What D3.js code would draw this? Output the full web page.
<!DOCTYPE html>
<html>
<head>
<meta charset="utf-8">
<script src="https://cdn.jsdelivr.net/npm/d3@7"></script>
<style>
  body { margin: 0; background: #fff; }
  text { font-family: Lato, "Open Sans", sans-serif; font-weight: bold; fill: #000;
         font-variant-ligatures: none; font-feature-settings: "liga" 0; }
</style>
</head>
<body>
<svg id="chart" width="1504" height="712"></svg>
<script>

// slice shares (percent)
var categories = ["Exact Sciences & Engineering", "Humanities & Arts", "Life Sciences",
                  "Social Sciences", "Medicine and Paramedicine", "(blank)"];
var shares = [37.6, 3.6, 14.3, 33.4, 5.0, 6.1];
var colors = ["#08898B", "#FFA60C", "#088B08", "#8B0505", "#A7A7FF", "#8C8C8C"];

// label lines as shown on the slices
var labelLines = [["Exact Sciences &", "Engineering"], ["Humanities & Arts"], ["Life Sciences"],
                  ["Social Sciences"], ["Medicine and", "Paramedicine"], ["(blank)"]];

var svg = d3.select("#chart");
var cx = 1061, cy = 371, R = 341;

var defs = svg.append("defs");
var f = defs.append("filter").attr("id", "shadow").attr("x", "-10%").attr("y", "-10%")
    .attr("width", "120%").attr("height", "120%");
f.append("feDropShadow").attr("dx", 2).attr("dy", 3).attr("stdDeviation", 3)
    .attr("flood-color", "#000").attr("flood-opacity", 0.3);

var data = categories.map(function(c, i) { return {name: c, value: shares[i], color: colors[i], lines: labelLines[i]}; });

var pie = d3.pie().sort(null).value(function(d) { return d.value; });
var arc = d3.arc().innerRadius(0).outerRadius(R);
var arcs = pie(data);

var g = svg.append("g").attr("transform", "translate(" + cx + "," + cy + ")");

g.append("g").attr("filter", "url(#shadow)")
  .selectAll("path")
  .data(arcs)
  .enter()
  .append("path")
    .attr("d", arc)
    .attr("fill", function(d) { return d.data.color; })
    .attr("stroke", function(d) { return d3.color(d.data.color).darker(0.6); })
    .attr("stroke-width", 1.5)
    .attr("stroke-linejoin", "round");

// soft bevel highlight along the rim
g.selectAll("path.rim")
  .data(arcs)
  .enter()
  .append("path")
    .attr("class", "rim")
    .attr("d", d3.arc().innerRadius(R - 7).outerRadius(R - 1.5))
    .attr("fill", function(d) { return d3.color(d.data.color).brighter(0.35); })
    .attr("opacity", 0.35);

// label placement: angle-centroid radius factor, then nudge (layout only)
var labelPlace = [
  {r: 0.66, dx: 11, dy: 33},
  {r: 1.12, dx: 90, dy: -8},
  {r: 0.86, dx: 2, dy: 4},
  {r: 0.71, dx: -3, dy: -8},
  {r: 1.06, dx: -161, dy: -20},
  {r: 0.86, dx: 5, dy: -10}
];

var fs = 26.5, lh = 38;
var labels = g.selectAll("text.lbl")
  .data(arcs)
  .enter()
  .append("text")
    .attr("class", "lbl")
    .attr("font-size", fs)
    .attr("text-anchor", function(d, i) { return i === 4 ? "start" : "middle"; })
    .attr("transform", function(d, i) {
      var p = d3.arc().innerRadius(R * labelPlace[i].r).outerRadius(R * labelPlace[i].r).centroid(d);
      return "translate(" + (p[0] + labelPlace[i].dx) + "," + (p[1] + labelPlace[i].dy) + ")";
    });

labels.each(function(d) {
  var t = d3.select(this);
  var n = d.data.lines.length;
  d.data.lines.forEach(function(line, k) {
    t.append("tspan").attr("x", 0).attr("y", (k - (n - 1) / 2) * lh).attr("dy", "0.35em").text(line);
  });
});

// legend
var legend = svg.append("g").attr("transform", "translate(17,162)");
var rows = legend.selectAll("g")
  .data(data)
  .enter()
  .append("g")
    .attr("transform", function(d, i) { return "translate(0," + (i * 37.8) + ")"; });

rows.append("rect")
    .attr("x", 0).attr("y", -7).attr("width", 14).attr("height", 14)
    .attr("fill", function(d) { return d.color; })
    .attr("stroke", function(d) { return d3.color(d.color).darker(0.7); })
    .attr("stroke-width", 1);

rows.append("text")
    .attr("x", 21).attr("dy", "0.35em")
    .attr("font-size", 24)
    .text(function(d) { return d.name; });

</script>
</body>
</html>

==============================

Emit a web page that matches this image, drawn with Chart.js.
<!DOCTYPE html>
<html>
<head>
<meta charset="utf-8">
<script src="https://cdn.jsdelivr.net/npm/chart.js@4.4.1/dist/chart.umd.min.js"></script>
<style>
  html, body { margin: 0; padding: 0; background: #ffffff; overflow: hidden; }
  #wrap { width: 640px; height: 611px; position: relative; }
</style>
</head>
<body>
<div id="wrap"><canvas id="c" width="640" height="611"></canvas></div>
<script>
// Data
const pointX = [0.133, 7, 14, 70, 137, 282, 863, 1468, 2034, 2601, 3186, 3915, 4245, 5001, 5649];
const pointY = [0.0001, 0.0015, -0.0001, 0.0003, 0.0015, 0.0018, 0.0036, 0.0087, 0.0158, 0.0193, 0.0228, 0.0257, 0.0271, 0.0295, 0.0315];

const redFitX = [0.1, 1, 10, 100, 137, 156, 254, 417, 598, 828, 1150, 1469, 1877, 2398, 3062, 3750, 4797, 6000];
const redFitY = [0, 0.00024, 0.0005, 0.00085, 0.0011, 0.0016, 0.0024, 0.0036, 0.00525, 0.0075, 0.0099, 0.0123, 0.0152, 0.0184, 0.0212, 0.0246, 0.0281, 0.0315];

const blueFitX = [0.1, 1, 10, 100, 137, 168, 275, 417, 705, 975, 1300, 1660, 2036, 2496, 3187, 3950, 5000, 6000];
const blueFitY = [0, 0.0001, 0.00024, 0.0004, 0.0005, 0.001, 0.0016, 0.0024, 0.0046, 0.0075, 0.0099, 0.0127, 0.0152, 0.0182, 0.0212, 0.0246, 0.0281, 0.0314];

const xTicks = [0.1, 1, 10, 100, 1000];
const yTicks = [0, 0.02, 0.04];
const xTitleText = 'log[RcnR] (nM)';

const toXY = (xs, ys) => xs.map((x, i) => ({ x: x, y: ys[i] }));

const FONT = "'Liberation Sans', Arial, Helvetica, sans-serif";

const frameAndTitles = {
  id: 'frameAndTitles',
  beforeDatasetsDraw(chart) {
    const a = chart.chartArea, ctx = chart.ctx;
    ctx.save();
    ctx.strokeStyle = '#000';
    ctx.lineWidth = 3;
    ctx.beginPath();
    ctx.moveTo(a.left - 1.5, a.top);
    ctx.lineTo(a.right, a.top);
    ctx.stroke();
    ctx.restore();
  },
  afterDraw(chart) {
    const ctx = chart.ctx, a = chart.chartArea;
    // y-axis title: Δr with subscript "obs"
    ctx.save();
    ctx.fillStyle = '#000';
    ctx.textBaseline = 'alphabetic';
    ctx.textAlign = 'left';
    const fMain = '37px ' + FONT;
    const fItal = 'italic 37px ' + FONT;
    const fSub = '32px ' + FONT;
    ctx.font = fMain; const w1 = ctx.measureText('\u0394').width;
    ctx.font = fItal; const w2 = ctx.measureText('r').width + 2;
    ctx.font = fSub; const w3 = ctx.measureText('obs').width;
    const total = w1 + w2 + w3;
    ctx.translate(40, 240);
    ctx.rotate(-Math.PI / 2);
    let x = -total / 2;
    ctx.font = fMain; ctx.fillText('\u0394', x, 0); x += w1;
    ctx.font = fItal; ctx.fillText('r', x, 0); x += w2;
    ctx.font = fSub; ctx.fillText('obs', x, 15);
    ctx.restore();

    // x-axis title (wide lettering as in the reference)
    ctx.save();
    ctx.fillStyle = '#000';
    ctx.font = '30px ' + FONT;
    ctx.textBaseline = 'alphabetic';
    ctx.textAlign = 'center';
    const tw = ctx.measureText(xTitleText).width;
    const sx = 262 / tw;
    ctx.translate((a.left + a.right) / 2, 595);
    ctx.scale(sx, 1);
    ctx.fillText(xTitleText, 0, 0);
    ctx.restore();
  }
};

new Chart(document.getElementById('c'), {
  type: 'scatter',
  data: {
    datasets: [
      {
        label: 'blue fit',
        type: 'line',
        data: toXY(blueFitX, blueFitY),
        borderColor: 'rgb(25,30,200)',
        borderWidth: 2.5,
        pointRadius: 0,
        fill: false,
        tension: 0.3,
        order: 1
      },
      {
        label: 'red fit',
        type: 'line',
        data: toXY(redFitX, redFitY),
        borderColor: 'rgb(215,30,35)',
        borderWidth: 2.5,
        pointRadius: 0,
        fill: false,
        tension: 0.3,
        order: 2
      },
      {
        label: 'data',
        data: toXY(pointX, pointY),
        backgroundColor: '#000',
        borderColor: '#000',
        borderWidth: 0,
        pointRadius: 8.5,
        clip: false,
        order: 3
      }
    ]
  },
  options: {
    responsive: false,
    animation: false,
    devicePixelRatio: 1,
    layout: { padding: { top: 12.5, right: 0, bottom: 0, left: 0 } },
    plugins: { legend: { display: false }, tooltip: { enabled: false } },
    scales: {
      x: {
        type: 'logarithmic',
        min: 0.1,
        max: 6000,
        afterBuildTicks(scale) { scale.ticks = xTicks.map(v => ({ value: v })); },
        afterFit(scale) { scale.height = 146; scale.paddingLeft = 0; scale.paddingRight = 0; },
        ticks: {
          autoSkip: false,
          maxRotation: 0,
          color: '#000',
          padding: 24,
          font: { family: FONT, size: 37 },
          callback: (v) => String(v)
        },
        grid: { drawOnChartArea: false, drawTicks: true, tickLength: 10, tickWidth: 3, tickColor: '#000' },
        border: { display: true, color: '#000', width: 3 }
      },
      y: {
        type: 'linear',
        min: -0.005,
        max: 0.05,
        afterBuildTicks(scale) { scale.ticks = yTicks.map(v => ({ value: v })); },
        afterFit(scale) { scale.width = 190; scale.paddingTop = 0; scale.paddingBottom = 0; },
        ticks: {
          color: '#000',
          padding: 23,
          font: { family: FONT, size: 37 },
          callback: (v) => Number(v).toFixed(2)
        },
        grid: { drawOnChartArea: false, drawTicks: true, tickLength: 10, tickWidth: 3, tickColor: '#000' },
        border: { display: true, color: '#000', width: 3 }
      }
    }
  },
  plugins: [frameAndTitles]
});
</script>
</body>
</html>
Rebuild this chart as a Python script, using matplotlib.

==============================

Reproduce each line from the records that contains the word "page".

» **Response**
What D3.js code would draw this? Output the full web page.
Emit a web page that matches this image, drawn with Chart.js.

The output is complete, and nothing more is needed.